» INSTRUCTION
Give the listing again exactly, omitting its images.

» GIVEN INFORMATION
^^^^^^^^
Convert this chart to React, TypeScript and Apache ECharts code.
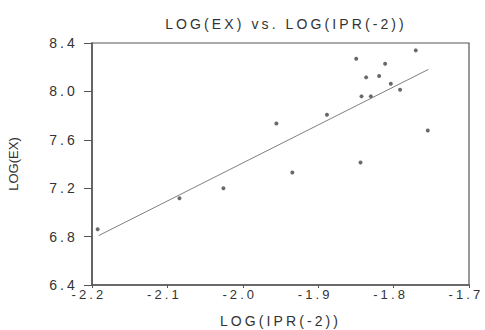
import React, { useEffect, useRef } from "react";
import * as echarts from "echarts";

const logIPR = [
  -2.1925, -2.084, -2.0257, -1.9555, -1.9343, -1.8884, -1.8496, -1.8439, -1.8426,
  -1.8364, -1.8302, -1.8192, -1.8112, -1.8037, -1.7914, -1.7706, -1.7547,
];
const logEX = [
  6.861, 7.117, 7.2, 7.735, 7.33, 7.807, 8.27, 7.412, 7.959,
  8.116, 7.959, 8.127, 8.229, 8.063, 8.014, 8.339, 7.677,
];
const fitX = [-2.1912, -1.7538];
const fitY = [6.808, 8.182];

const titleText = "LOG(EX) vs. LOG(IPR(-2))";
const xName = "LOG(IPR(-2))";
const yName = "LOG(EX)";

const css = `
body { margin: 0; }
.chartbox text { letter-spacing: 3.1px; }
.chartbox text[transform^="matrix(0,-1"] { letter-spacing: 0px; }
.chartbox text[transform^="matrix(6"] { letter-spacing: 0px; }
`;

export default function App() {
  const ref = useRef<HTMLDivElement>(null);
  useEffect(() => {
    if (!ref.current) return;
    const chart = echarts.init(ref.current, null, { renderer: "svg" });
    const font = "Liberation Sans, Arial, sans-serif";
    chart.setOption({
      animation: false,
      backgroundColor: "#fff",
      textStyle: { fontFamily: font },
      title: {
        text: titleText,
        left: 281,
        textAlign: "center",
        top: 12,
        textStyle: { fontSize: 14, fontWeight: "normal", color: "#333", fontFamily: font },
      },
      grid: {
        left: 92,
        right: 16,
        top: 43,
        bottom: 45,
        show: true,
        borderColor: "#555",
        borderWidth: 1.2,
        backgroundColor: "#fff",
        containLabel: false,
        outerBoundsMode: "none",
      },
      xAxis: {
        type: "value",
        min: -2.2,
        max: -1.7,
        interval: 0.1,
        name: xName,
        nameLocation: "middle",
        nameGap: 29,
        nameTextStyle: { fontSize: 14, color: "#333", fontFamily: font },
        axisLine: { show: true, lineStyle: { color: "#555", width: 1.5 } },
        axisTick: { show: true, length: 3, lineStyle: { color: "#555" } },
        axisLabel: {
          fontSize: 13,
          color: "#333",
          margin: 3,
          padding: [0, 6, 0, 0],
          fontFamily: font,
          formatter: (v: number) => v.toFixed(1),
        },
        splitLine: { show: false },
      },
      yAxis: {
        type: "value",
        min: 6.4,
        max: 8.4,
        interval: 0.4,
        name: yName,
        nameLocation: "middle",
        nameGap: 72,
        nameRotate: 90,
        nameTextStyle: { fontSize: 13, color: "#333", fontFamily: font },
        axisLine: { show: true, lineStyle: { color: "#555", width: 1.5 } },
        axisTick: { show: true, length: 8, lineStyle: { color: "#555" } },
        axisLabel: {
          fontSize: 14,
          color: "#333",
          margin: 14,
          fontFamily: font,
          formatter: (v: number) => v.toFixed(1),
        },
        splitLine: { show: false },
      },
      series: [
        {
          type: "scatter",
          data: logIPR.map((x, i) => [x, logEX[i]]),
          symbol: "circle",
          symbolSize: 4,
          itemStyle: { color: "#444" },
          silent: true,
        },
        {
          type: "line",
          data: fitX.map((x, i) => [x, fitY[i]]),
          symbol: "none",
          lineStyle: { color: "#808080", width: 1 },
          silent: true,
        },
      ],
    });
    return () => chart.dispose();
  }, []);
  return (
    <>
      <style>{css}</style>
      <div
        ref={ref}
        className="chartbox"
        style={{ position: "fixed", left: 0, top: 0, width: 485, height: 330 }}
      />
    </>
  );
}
^^^^^^^^
» SOLUTION BELOW
Convert this chart to React, TypeScript and Apache ECharts code.
import React, { useEffect, useRef } from "react";
import * as echarts from "echarts";

const logIPR = [
  -2.1925, -2.084, -2.0257, -1.9555, -1.9343, -1.8884, -1.8496, -1.8439, -1.8426,
  -1.8364, -1.8302, -1.8192, -1.8112, -1.8037, -1.7914, -1.7706, -1.7547,
];
const logEX = [
  6.861, 7.117, 7.2, 7.735, 7.33, 7.807, 8.27, 7.412, 7.959,
  8.116, 7.959, 8.127, 8.229, 8.063, 8.014, 8.339, 7.677,
];
const fitX = [-2.1912, -1.7538];
const fitY = [6.808, 8.182];

const titleText = "LOG(EX) vs. LOG(IPR(-2))";
const xName = "LOG(IPR(-2))";
const yName = "LOG(EX)";

const css = `
body { margin: 0; }
.chartbox text { letter-spacing: 3.1px; }
.chartbox text[transform^="matrix(0,-1"] { letter-spacing: 0px; }
.chartbox text[transform^="matrix(6"] { letter-spacing: 0px; }
`;

export default function App() {
  const ref = useRef<HTMLDivElement>(null);
  useEffect(() => {
    if (!ref.current) return;
    const chart = echarts.init(ref.current, null, { renderer: "svg" });
    const font = "Liberation Sans, Arial, sans-serif";
    chart.setOption({
      animation: false,
      backgroundColor: "#fff",
      textStyle: { fontFamily: font },
      title: {
        text: titleText,
        left: 281,
        textAlign: "center",
        top: 12,
        textStyle: { fontSize: 14, fontWeight: "normal", color: "#333", fontFamily: font },
      },
      grid: {
        left: 92,
        right: 16,
        top: 43,
        bottom: 45,
        show: true,
        borderColor: "#555",
        borderWidth: 1.2,
        backgroundColor: "#fff",
        containLabel: false,
        outerBoundsMode: "none",
      },
      xAxis: {
        type: "value",
        min: -2.2,
        max: -1.7,
        interval: 0.1,
        name: xName,
        nameLocation: "middle",
        nameGap: 29,
        nameTextStyle: { fontSize: 14, color: "#333", fontFamily: font },
        axisLine: { show: true, lineStyle: { color: "#555", width: 1.5 } },
        axisTick: { show: true, length: 3, lineStyle: { color: "#555" } },
        axisLabel: {
          fontSize: 13,
          color: "#333",
          margin: 3,
          padding: [0, 6, 0, 0],
          fontFamily: font,
          formatter: (v: number) => v.toFixed(1),
        },
        splitLine: { show: false },
      },
      yAxis: {
        type: "value",
        min: 6.4,
        max: 8.4,
        interval: 0.4,
        name: yName,
        nameLocation: "middle",
        nameGap: 72,
        nameRotate: 90,
        nameTextStyle: { fontSize: 13, color: "#333", fontFamily: font },
        axisLine: { show: true, lineStyle: { color: "#555", width: 1.5 } },
        axisTick: { show: true, length: 8, lineStyle: { color: "#555" } },
        axisLabel: {
          fontSize: 14,
          color: "#333",
          margin: 14,
          fontFamily: font,
          formatter: (v: number) => v.toFixed(1),
        },
        splitLine: { show: false },
      },
      series: [
        {
          type: "scatter",
          data: logIPR.map((x, i) => [x, logEX[i]]),
          symbol: "circle",
          symbolSize: 4,
          itemStyle: { color: "#444" },
          silent: true,
        },
        {
          type: "line",
          data: fitX.map((x, i) => [x, fitY[i]]),
          symbol: "none",
          lineStyle: { color: "#808080", width: 1 },
          silent: true,
        },
      ],
    });
    return () => chart.dispose();
  }, []);
  return (
    <>
      <style>{css}</style>
      <div
        ref={ref}
        className="chartbox"
        style={{ position: "fixed", left: 0, top: 0, width: 485, height: 330 }}
      />
    </>
  );
}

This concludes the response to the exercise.